6. Do I need a good credit score for a gold loan? 

No. For most gold loans, especially small ones, a credit score is not required, since the loan is backed by gold. People with low or no credit history can still apply.

7. What gold can I pledge for a gold loan? 

You can pledge gold jewellery and ornaments of 18 to 22 karat purity. Most lenders give loans against jewellery; some also accept gold coins within limits.

8. What are the repayment options for a gold loan? 

You can choose EMI (equal monthly installments), monthly interest only (repay principal at the end), or bullet repayment (pay everything at the end, capped at 12 months in 2026).

9. What happens if I cannot repay my gold loan? 

If you do not repay, the lender can auction your pledged gold to recover the money, following the transparent auction process set by RBI. So borrow only what you can repay.

10. Can I use gold loan money to buy more gold? 

No. RBI does not allow gold loan proceeds to be used to buy gold in any form — jewellery, coins, ETFs, or gold mutual funds.
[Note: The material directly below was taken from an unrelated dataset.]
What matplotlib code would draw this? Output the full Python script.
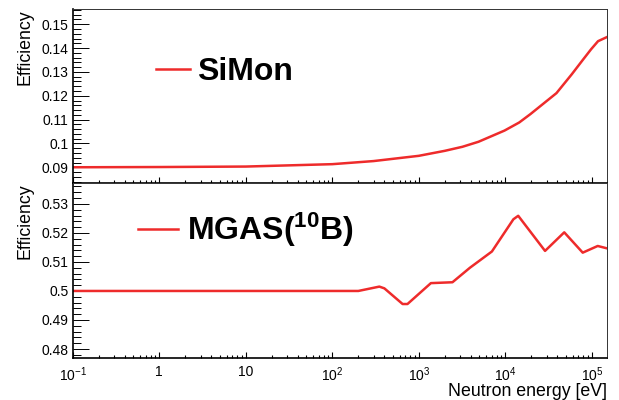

11. What is the LTV ratio in a gold loan? 

LTV (Loan-to-Value) is the maximum percentage of your gold’s value you can borrow. In 2026 it is tiered: up to 85% for small loans and 75% for large ones.

12. Are agricultural gold loans cheaper? 

Yes. Agricultural gold loans from leading lenders can have interest rates as low as around 7%, lower than regular gold loans.

13. How fast can I get a gold loan? 

NBFCs can disburse money the same day, sometimes in minutes. Banks usually take 1 to 3 days but offer lower rates.

14. What is a Key Fact Statement (KFS)? 

A KFS is a simple summary document that the lender must give you before disbursement, showing the interest rate, fees, tenure, and key conditions clearly.

15. Is it better to take a gold loan or sell my gold? 

A gold loan is usually better if you need money for a short time and want to keep your jewellery, since you get your gold back after repaying. Sell only if you need the money permanently and won’t buy gold back.

16. Can I get a gold loan top-up if gold prices rise? 

Yes. If your pledged gold is worth more due to rising prices, many lenders allow a top-up on the same gold, or a renewal at the end of the tenure (a small re-appraisal fee may apply).